I did well on the GRE’s and applied to four grad schools in my home state. All four replies were the same: “no.” After the last one arrived, I was devastated. I didn’t know what to do next. Grad school had seemed like my only option. I felt that I was a failure and would never get anywhere.
I got a full-time job working for a dentist that lasted a year and a half. It might have continued longer except that he retired and sold his practice to another dentist who wanted to keep his own staff. After that, I held part-time and temporary positions with other doctors and dentists, mainly filling in when their regular staff was absent.
Meanwhile, even though I did not realize it, other things in my life were changing. Being out of school gave me a different perspective. Life is more than taking classes and getting grades, and I was fully capable of doing more than that. I also spent a lot of that time exploring my spirituality. I had finally found my correct path in 1998 and it was/is largely responsible for where I am now (more on that another time). In other words, I was thinking a lot about where I was, where I wanted to be and how I was going to get there, all pretty big questions. I was finally thinking like an “adult.”
At some point, I realized that I wanted to study Criminal Justice because of the great lack of justice in our society. I considered bypassing more schooling and just applying to my local police department, but they didn’t seem too eager to take a chance on someone of my height (I’m about 5’0”) who was already several years past high school.
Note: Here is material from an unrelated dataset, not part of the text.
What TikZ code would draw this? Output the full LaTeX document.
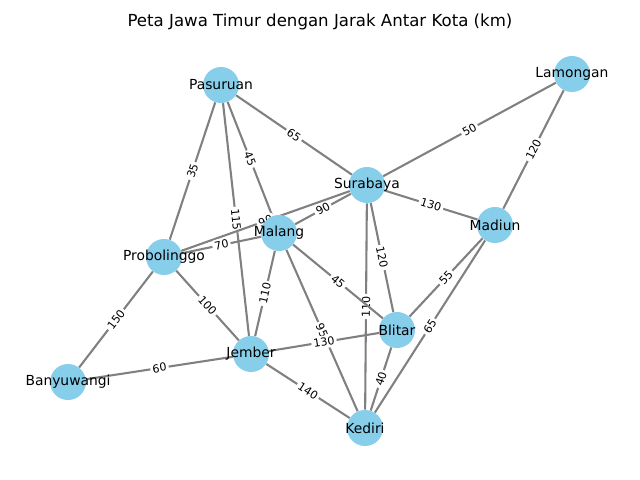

All of a sudden, I was one of those “older” people I thought I would never be!
Unlike the first time, all four of the graduate schools to which I applied accepted me. The difference may have been economical: they were all out-of-state and very happy to take a student who would pay more fees. Interestingly enough, one offered me in-state tuition anyway, which is the primary reason I chose to go there.
This marked another true milestone: changing residence for the first time in my entire life (by then, I was nearly 28). I traveled to my new state to find somewhere to live. The second place I looked at worked out. I took an apartment, signed the lease and traveled back to pack up and move permanently. I arrived back at my new home only two days before classes started (more on that later, also).
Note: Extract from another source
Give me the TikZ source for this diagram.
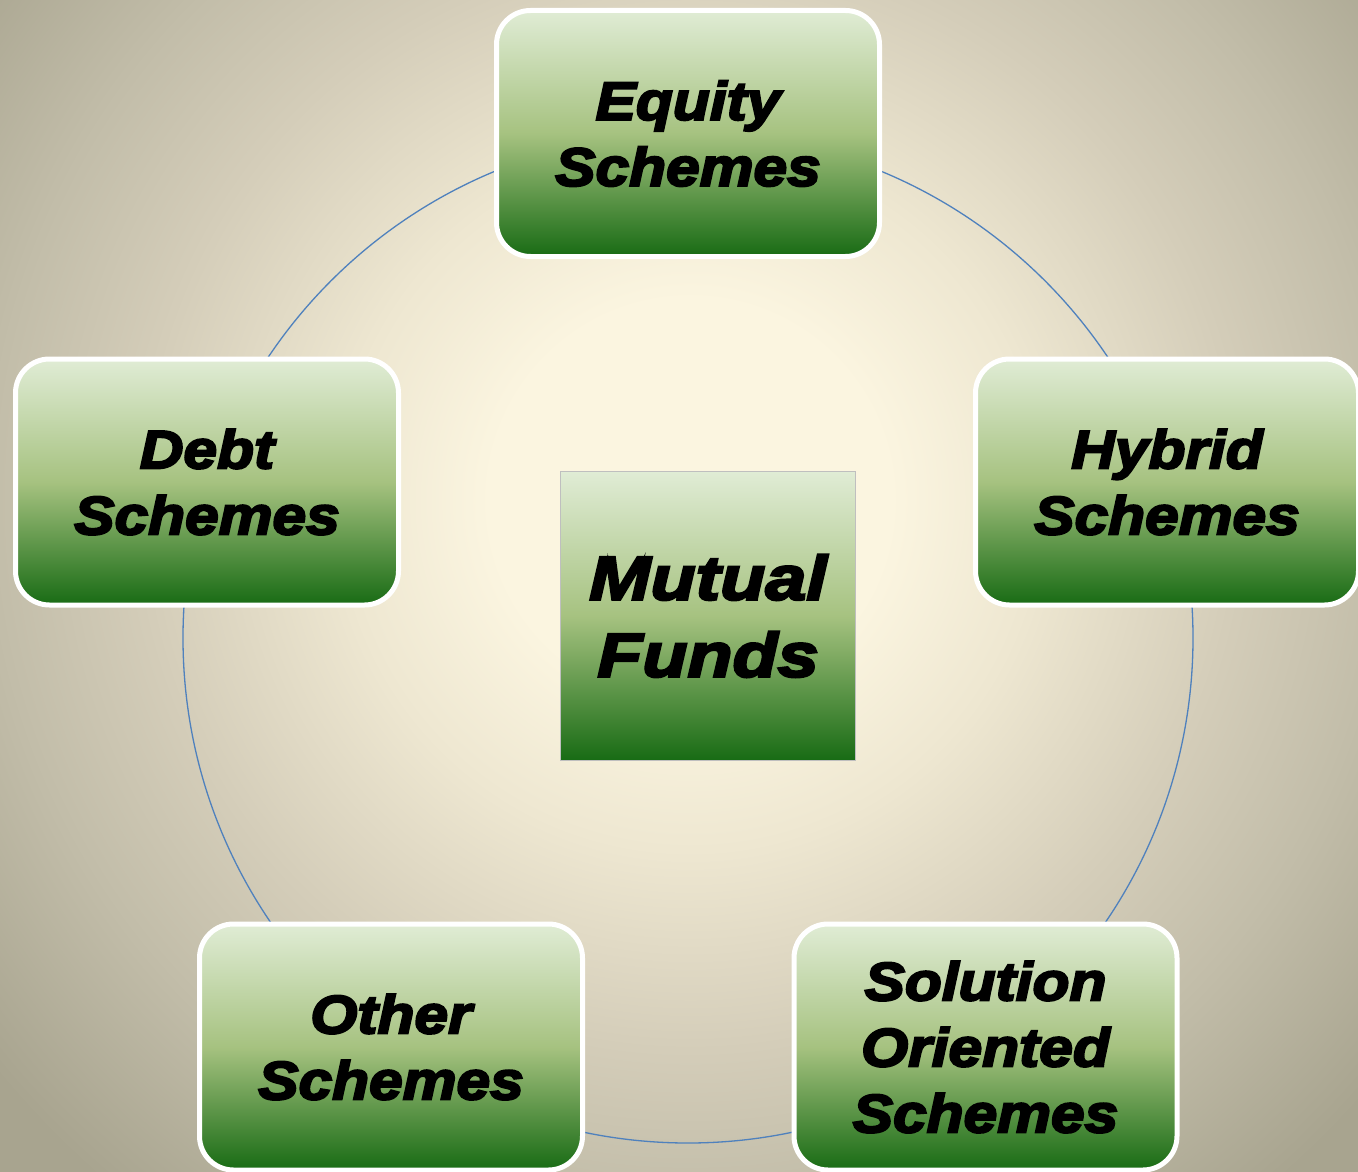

That was two years ago. In that time I feel like I have finally “caught up.” This apartment is mine. I am no longer a child living in her parents’ home. I am an adult woman living her own life in her own home.
In this new state, I met my first, and still only, boyfriend. We have had our problems—after all, who doesn’t?--but are still together. Marriage once seemed as foreign a concept as becoming an adult. Now, I can actually picture it happening, as soon as we both have our individual lives in order.
When I turned 30 this year, I wasn’t feeling that great…because I had the flu. Other than that, for the first time I actually felt “older,” but far from being “over the hill.” I finally feel like my “grown-up” life has begun. I look forward to the next several years, which seem filled with much promise. Okay, so I’m still unemployed, but that won’t be forever. I will finish, defend and publish my thesis (which is taking some interesting turns), graduate and hopefully be accepted to the FBI Academy. If not, well, I’ve learned that life can take many unexpected paths. As a responsible, independent adult, I have the freedom to follow whichever one is truly right for me.
Age is not determined by raw numbers. The law has set ages for certain privileges that society has come to regard as milestones. In reality, we all set our own milestones, which cannot be determined by anyone else’s yardstick. When I finally get my driver’s license in a month or so, I will be as happy and excited as any 16-year-old.